Only if you hold it for more than 365 days and sell it for euros. Short-term gains (under a year) are taxed at 28%. Staking, lending, and professional trading are also taxable. Portugal is no longer a full tax haven - but it still offers one of the best long-term exemptions in Europe.

Do I pay tax if I trade crypto for another crypto?

No, crypto-to-crypto trades are not taxable in Portugal. You only owe tax when you convert crypto into euros or another fiat currency. That’s a major advantage over countries like the UK or Germany, where every trade is a taxable event.

What happens if I don’t report my crypto gains?

Right now, enforcement is light. But that’s changing fast. By 2027, exchanges will report your transactions directly to the Portuguese tax authority. If you didn’t report gains from 2025 or 2026, you could face back taxes, penalties, and interest. It’s not worth the risk.

Can I use a non-EU exchange and still get the 0% long-term tax rate?

Only if you’re a Portuguese tax resident and your crypto is held in a wallet you control. The exemption applies to the taxpayer, not the exchange. But if your exchange is based outside the EU and you’re not a resident, the tax authority may challenge your claim. To be safe, use EU-based exchanges like Bitpanda or Kraken EU.

Do I need to file a tax return if I only made long-term gains?

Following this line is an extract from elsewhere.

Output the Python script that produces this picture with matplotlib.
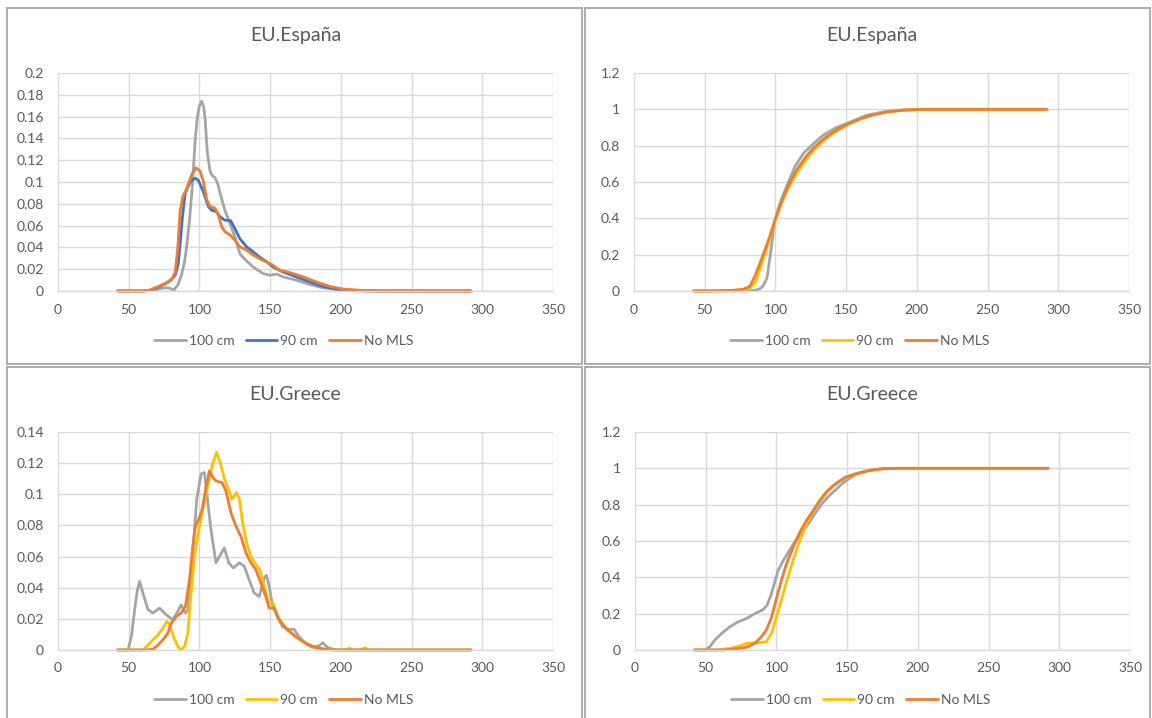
import matplotlib
matplotlib.use("Agg")
import matplotlib.pyplot as plt
from matplotlib.patches import Rectangle
from matplotlib.ticker import MultipleLocator, FuncFormatter

# ---------------- data ----------------
series_names = ["100 cm", "90 cm", "No MLS"]
x_ticks = [0, 50, 100, 150, 200, 250, 300, 350]
titles = ["EU.España", "EU.España", "EU.Greece", "EU.Greece"]

# EU.España – density
es_pdf_100 = [(42, 0), (60, 0), (68, 0.001), (72, 0.002), (76, 0.003), (79, 0.0025), (82, 0.001),
              (85, 0.006), (87.6, 0.016), (89.5, 0.027), (91, 0.041), (93, 0.065), (94.6, 0.09),
              (96, 0.117), (97, 0.139), (98.6, 0.16), (100, 0.17), (101.6, 0.174), (103, 0.169),
              (104, 0.158), (105.6, 0.127), (107.5, 0.11), (109, 0.106), (111, 0.104), (113, 0.098),
              (114.6, 0.09), (118, 0.074), (121.6, 0.062), (125, 0.05), (128.6, 0.034), (133, 0.028),
              (138, 0.022), (145, 0.016), (150, 0.0145), (154.5, 0.0155), (159, 0.013), (168.5, 0.010),
              (178, 0.006), (187, 0.003), (199, 0.001), (215, 0.0002), (292, 0)]
es_pdf_90 = [(42, 0), (60, 0), (65, 0.0005), (70, 0.003), (75, 0.006), (80, 0.01), (83, 0.015),
             (85, 0.025), (86.5, 0.045), (88, 0.068), (90, 0.09), (93.4, 0.1), (97, 0.1035),
             (99.3, 0.1015), (102.8, 0.091), (106.3, 0.0775), (108.7, 0.074), (111.7, 0.073),
             (114.6, 0.068), (118, 0.065), (122, 0.0646), (125, 0.0575), (128.6, 0.048),
             (133.3, 0.0406), (138, 0.036), (142.7, 0.031), (147.4, 0.027), (152, 0.022),
             (159, 0.0175), (168.5, 0.013), (178, 0.0083), (187, 0.0043), (196.7, 0.0018),
             (206, 0.0005), (220, 0), (292, 0)]
es_pdf_nomls = [(42, 0), (60, 0), (64, 0.0005), (70, 0.0037), (75.8, 0.0068), (80.5, 0.011),
                (82.9, 0.0175), (84.7, 0.04), (86.4, 0.074), (88.3, 0.0868), (91, 0.094),
                (94.6, 0.107), (97.7, 0.113), (100.5, 0.11), (102.8, 0.1006), (105.2, 0.0837),
                (107.5, 0.0775), (111, 0.076), (113.4, 0.0698), (115.7, 0.059), (118, 0.0545),
                (121.6, 0.0514), (125, 0.0468), (128.6, 0.0406), (133.3, 0.0375), (138, 0.033),
                (145, 0.028), (152, 0.0237), (156.8, 0.019), (163.8, 0.017), (173.2, 0.013),
                (182.6, 0.0083), (192, 0.0043), (201.5, 0.0018), (215.5, 0.0005), (230, 0), (292, 0)]

# EU.España – cumulative
es_cdf_100 = [(42, 0), (80, 0.001), (86, 0.004), (89, 0.012), (91.5, 0.03), (94.1, 0.073),
              (96.5, 0.207), (99.3, 0.372), (101.9, 0.45), (104.5, 0.51), (107.8, 0.573),
              (113.7, 0.683), (119.6, 0.756), (126.7, 0.81), (133.7, 0.857), (143, 0.9),
              (150, 0.921), (164.4, 0.967), (178.5, 0.989), (192.7, 0.998), (210, 1.0), (292, 1.0)]
es_cdf_90 = [(42, 0), (60, 0.001), (70, 0.003), (77, 0.007), (82, 0.018), (86, 0.05), (89, 0.12),
             (92.5, 0.2), (96, 0.29), (100, 0.39), (104.2, 0.48), (109, 0.565), (114.9, 0.645),
             (120.8, 0.715), (126.7, 0.772), (133.7, 0.826), (140.8, 0.868), (150.2, 0.912),
             (159.7, 0.945), (169, 0.969), (178.5, 0.985), (190, 0.995), (205, 1.0), (292, 1.0)]
es_cdf_nomls = [(42, 0), (60, 0.001), (70, 0.004), (77, 0.009), (81.8, 0.025), (85.4, 0.08),
                (88.9, 0.15), (92.5, 0.225), (96, 0.3), (100, 0.4), (104.2, 0.49), (109, 0.58),
                (114.9, 0.665), (120.8, 0.732), (126.7, 0.786), (133.7, 0.835), (140.8, 0.875),
                (150.2, 0.916), (159.7, 0.947), (169, 0.97), (178.5, 0.985), (190, 0.995),
                (205, 1.0), (292, 1.0)]

# EU.Greece – density
gr_pdf_100 = [(42, 0), (49.5, 0), (51.9, 0.0086), (54.2, 0.026), (56, 0.038), (57.7, 0.044),
              (60, 0.0366), (63.6, 0.026), (67.1, 0.0237), (71.8, 0.0269), (76.5, 0.0226),
              (81.2, 0.0194), (84.7, 0.0247), (87.1, 0.029), (90.1, 0.0237), (92, 0.026),
              (95.3, 0.062), (98.1, 0.097), (101.2, 0.113), (103.5, 0.114), (105.4, 0.099),
              (108.2, 0.077), (111.7, 0.056), (114.1, 0.06), (117.6, 0.0656), (120.7, 0.056),
              (124, 0.0527), (128.2, 0.056), (131.7, 0.0538), (135.2, 0.045), (138.7, 0.0366),
              (142.3, 0.0344), (145.8, 0.0462), (147.4, 0.048), (149.3, 0.041), (151.6, 0.029),
              (155.2, 0.0215), (158.7, 0.015), (163.4, 0.0133), (166.9, 0.0133), (170.4, 0.0086),
              (175.1, 0.0043), (179.8, 0.0017), (184.5, 0.0026), (187.3, 0.0047), (190.4, 0.0017),
              (196.2, 0), (292, 0)]
gr_pdf_90 = [(42, 0), (60, 0), (63.6, 0.0032), (67.1, 0.0065), (70.7, 0.0097), (74.2, 0.014),
             (77, 0.0183), (78.9, 0.016), (81.7, 0.0086), (84.7, 0.0022), (87.1, 0), (89.4, 0.002),
             (91.8, 0.0108), (94.1, 0.0366), (96.5, 0.06), (99.5, 0.077), (102.3, 0.09),
             (105.9, 0.105), (109.4, 0.12), (112.2, 0.127), (114.8, 0.12), (117.6, 0.11),
             (120.7, 0.103), (123, 0.097), (126.3, 0.101), (128.2, 0.097), (130.5, 0.082),
             (133.3, 0.069), (136.4, 0.06), (139.9, 0.055), (142.7, 0.0516), (145.8, 0.041),
             (148.8, 0.031), (152.1, 0.03), (155.2, 0.0215), (161, 0.014), (168, 0.0086),
             (177.5, 0.0032), (187, 0.0004), (200, 0), (203, 0), (206, 0.0012), (209, 0),
             (214, 0), (217, 0.0015), (220, 0), (292, 0)]
gr_pdf_nomls = [(42, 0), (62.4, 0), (67.1, 0.0005), (70.7, 0.0032), (74.2, 0.0065), (77.7, 0.0108),
                (80, 0.0172), (83.6, 0.0215), (87.1, 0.0237), (90.1, 0.028), (93, 0.045),
                (95.3, 0.0667), (97.2, 0.0796), (99.5, 0.084), (101.9, 0.09), (104.7, 0.105),
                (107, 0.115), (109.4, 0.111), (111.7, 0.1086), (116, 0.1075), (118.8, 0.102),
                (122.3, 0.088), (125.8, 0.0796), (129.3, 0.073), (132.9, 0.0624), (136.4, 0.056),
                (139.9, 0.0516), (143.4, 0.043), (146.9, 0.0344), (149.3, 0.0269), (152.8, 0.0269),
                (156.3, 0.0194), (161, 0.014), (168, 0.0086), (175.1, 0.0043), (182.2, 0.0015),
                (191.5, 0.0002), (200, 0), (292, 0)]

# EU.Greece – cumulative
gr_cdf_100 = [(42, 0), (49.4, 0), (52.9, 0.018), (56.5, 0.055), (61.2, 0.091), (67.1, 0.128),
              (72.9, 0.155), (78.8, 0.173), (84.7, 0.2), (90.6, 0.223), (93.4, 0.246), (96.5, 0.31),
              (98.8, 0.374), (101.2, 0.438), (104.7, 0.49), (109.4, 0.55), (114.1, 0.608),
              (118.8, 0.655), (123.5, 0.705), (128.2, 0.762), (132.9, 0.812), (137.6, 0.852),
              (142.4, 0.885), (147.1, 0.92), (151.8, 0.945), (156.5, 0.968), (165.9, 0.988),
              (175.3, 0.998), (185, 1.0), (292, 1.0)]
gr_cdf_90 = [(42, 0), (57.6, 0), (67.1, 0.009), (74.1, 0.022), (78.8, 0.036), (83.5, 0.04),
             (88.2, 0.04), (92.9, 0.046), (96.5, 0.091), (100, 0.18), (103.5, 0.274), (107.1, 0.374),
             (111.8, 0.493), (116.5, 0.602), (121.2, 0.693), (125.9, 0.766), (130.6, 0.825),
             (135.3, 0.872), (140, 0.905), (144.7, 0.93), (149.4, 0.953), (156.5, 0.971),
             (165.9, 0.989), (175.3, 0.998), (185, 1.0), (292, 1.0)]
gr_cdf_nomls = [(42, 0), (62.4, 0), (69.4, 0.005), (78.8, 0.015), (84.7, 0.036), (89.4, 0.073),
                (92.9, 0.11), (96.5, 0.18), (100, 0.283), (103.5, 0.383), (107.1, 0.474),
                (111.8, 0.566), (116.5, 0.648), (121.2, 0.712), (125.9, 0.766), (130.6, 0.82),
                (135.3, 0.867), (140, 0.903), (144.7, 0.93), (149.4, 0.953), (156.5, 0.971),
                (165.9, 0.989), (175.3, 0.998), (185, 1.0), (292, 1.0)]

# ---------------- style ----------------
GRAY, BLUE, ORANGE, YELLOW = "#A5A5A5", "#4472C4", "#ED7D31", "#FFC000"
TXT = "#595959"
GRID = "#D9D9D9"
FONT = "Lato"
plt.rcParams["font.family"] = [FONT, "DejaVu Sans"]

W, H = 1152, 718
fig = plt.figure(figsize=(W / 100, H / 100), dpi=100)
fig.patch.set_facecolor("white")


def fbox(l, t, r, b):
    return [l / W, 1 - b / H, (r - l) / W, (b - t) / H]


# panel frames
for (l, t, r, b) in [(7, 8, 582, 364), (585, 8, 1150, 364), (7, 367, 582, 722), (585, 367, 1150, 722)]:
    fig.patches.append(Rectangle((l / W, 1 - b / H), (r - l) / W, (b - t) / H,
                                 transform=fig.transFigure, fill=False,
                                 edgecolor="#A6A6A6", linewidth=1.3, zorder=0))

panels = [
    dict(box=(58, 73, 553, 291), ymax=0.2, ystep=0.02, title=titles[0], title_y=35,
         series=[es_pdf_100, es_pdf_90, es_pdf_nomls], colors=[GRAY, BLUE, ORANGE], leg_y=341),
    dict(box=(634, 73, 1129, 291), ymax=1.2, ystep=0.2, title=titles[1], title_y=35,
         series=[es_cdf_100, es_cdf_90, es_cdf_nomls], colors=[GRAY, YELLOW, ORANGE], leg_y=341),
    dict(box=(58, 432, 553, 650), ymax=0.14, ystep=0.02, title=titles[2], title_y=394,
         series=[gr_pdf_100, gr_pdf_90, gr_pdf_nomls], colors=[GRAY, YELLOW, ORANGE], leg_y=700),
    dict(box=(635, 432, 1130, 650), ymax=1.2, ystep=0.2, title=titles[3], title_y=394,
         series=[gr_cdf_100, gr_cdf_90, gr_cdf_nomls], colors=[GRAY, YELLOW, ORANGE], leg_y=700),
]

fmt = FuncFormatter(lambda v, p: "{:g}".format(round(v, 4)))

for pan in panels:
    l, t, r, b = pan["box"]
    ax = fig.add_axes(fbox(l, t, r, b))
    ax.set_xlim(0, 350)
    ax.set_ylim(0, pan["ymax"])
    ax.set_xticks(x_ticks)
    ax.yaxis.set_major_locator(MultipleLocator(pan["ystep"]))
    ax.yaxis.set_major_formatter(fmt)
    ax.xaxis.set_major_formatter(fmt)
    ax.grid(True, color=GRID, linewidth=1.0)
    ax.set_axisbelow(True)
    for s in ["top", "right", "left"]:
        ax.spines[s].set_visible(False)
    ax.spines["bottom"].set_color(GRID)
    ax.spines["bottom"].set_linewidth(1.0)
    ax.tick_params(length=0, labelsize=10, labelcolor=TXT, pad=9)
    ax.tick_params(axis="y", pad=10)
    handles = []
    for data, col, name in zip(pan["series"], pan["colors"], series_names):
        xs = [p[0] for p in data]
        ys = [p[1] for p in data]
        h, = ax.plot(xs, ys, color=col, linewidth=2.0, label=name,
                     solid_joinstyle="round", solid_capstyle="round", clip_on=False)
        handles.append(h)
    cx = (l + r) / 2 / W
    fig.text(cx - 10 / W, 1 - pan["title_y"] / H, pan["title"], ha="center", va="center",
             fontsize=14, color=TXT)
    fig.legend(handles=handles, loc="center", bbox_to_anchor=(cx - 22 / W, 1 - pan["leg_y"] / H),
               ncol=3, frameon=False, fontsize=10, labelcolor=TXT, handlelength=2.3,
               handletextpad=0.2, columnspacing=0.8)

fig.savefig("out.png", dpi=100, facecolor="white")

Technically, no - if you only had tax-free long-term gains and no other taxable income, you don’t need to file. But if you have any other income, or if you’re a tax resident, it’s wise to file a return and declare your crypto activity. This creates a paper trail and reduces audit risk.

What’s Next?

Portugal’s crypto tax system isn’t perfect - but it’s working. It’s designed to keep long-term investors happy while collecting fair taxes from those who profit from active trading. The next two years will be critical. As MiCAR rolls out and enforcement tools improve, the rules won’t change dramatically - but the consequences of breaking them will. If you’re planning to move, invest, or just hold crypto in Portugal, the message is clear: document everything, hold for the long term, and don’t assume the rules won’t catch up to you.